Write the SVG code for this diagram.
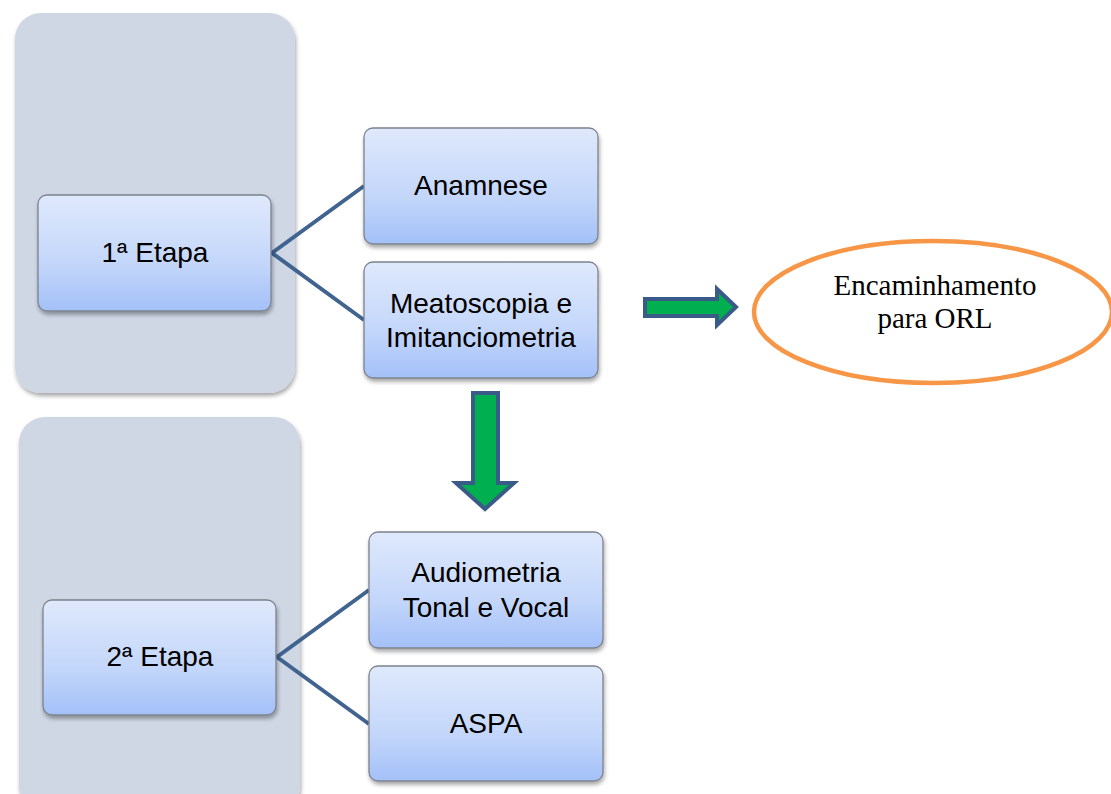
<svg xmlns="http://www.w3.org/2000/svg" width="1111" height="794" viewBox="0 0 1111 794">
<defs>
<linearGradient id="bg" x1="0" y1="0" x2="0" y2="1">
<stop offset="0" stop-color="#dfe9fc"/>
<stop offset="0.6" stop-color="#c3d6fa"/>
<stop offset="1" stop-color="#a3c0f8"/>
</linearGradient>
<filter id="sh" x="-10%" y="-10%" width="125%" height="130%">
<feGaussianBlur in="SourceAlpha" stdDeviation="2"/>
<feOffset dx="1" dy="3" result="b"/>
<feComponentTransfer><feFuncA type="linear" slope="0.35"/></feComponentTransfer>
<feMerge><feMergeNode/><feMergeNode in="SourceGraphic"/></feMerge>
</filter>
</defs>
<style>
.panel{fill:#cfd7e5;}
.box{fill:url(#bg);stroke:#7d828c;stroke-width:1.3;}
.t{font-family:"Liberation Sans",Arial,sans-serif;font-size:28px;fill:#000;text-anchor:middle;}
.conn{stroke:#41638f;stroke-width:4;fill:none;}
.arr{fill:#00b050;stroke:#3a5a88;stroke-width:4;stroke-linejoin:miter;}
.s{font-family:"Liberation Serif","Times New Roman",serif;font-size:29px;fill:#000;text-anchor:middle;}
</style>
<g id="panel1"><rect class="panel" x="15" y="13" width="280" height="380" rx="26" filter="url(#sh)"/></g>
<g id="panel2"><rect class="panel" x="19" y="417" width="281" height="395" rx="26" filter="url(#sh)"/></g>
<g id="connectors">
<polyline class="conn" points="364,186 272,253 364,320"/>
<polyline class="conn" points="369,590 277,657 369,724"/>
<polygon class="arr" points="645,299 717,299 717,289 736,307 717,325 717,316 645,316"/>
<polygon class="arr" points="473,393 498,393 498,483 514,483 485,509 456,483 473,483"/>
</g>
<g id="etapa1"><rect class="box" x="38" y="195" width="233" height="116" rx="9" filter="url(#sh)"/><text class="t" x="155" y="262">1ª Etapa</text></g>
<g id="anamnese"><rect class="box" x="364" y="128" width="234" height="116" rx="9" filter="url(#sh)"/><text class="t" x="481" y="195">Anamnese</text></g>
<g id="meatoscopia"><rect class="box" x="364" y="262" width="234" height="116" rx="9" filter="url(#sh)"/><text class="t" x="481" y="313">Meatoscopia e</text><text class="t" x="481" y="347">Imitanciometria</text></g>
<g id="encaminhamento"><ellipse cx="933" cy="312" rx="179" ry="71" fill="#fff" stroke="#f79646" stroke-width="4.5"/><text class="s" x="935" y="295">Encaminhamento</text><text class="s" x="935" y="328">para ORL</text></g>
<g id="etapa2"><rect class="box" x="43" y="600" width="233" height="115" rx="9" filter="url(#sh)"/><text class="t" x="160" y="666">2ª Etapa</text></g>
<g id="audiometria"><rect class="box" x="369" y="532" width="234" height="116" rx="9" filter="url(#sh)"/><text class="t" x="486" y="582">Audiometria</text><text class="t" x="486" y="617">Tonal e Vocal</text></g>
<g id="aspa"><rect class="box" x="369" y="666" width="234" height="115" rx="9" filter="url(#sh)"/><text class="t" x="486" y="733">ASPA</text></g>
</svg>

**SHORT EXERCISE**
Without the pictures, repeat the listing above exactly.

**WRITTEN SOLUTION**
Write the SVG code for this diagram.
<svg xmlns="http://www.w3.org/2000/svg" width="1111" height="794" viewBox="0 0 1111 794">
<defs>
<linearGradient id="bg" x1="0" y1="0" x2="0" y2="1">
<stop offset="0" stop-color="#dfe9fc"/>
<stop offset="0.6" stop-color="#c3d6fa"/>
<stop offset="1" stop-color="#a3c0f8"/>
</linearGradient>
<filter id="sh" x="-10%" y="-10%" width="125%" height="130%">
<feGaussianBlur in="SourceAlpha" stdDeviation="2"/>
<feOffset dx="1" dy="3" result="b"/>
<feComponentTransfer><feFuncA type="linear" slope="0.35"/></feComponentTransfer>
<feMerge><feMergeNode/><feMergeNode in="SourceGraphic"/></feMerge>
</filter>
</defs>
<style>
.panel{fill:#cfd7e5;}
.box{fill:url(#bg);stroke:#7d828c;stroke-width:1.3;}
.t{font-family:"Liberation Sans",Arial,sans-serif;font-size:28px;fill:#000;text-anchor:middle;}
.conn{stroke:#41638f;stroke-width:4;fill:none;}
.arr{fill:#00b050;stroke:#3a5a88;stroke-width:4;stroke-linejoin:miter;}
.s{font-family:"Liberation Serif","Times New Roman",serif;font-size:29px;fill:#000;text-anchor:middle;}
</style>
<g id="panel1"><rect class="panel" x="15" y="13" width="280" height="380" rx="26" filter="url(#sh)"/></g>
<g id="panel2"><rect class="panel" x="19" y="417" width="281" height="395" rx="26" filter="url(#sh)"/></g>
<g id="connectors">
<polyline class="conn" points="364,186 272,253 364,320"/>
<polyline class="conn" points="369,590 277,657 369,724"/>
<polygon class="arr" points="645,299 717,299 717,289 736,307 717,325 717,316 645,316"/>
<polygon class="arr" points="473,393 498,393 498,483 514,483 485,509 456,483 473,483"/>
</g>
<g id="etapa1"><rect class="box" x="38" y="195" width="233" height="116" rx="9" filter="url(#sh)"/><text class="t" x="155" y="262">1ª Etapa</text></g>
<g id="anamnese"><rect class="box" x="364" y="128" width="234" height="116" rx="9" filter="url(#sh)"/><text class="t" x="481" y="195">Anamnese</text></g>
<g id="meatoscopia"><rect class="box" x="364" y="262" width="234" height="116" rx="9" filter="url(#sh)"/><text class="t" x="481" y="313">Meatoscopia e</text><text class="t" x="481" y="347">Imitanciometria</text></g>
<g id="encaminhamento"><ellipse cx="933" cy="312" rx="179" ry="71" fill="#fff" stroke="#f79646" stroke-width="4.5"/><text class="s" x="935" y="295">Encaminhamento</text><text class="s" x="935" y="328">para ORL</text></g>
<g id="etapa2"><rect class="box" x="43" y="600" width="233" height="115" rx="9" filter="url(#sh)"/><text class="t" x="160" y="666">2ª Etapa</text></g>
<g id="audiometria"><rect class="box" x="369" y="532" width="234" height="116" rx="9" filter="url(#sh)"/><text class="t" x="486" y="582">Audiometria</text><text class="t" x="486" y="617">Tonal e Vocal</text></g>
<g id="aspa"><rect class="box" x="369" y="666" width="234" height="115" rx="9" filter="url(#sh)"/><text class="t" x="486" y="733">ASPA</text></g>
</svg>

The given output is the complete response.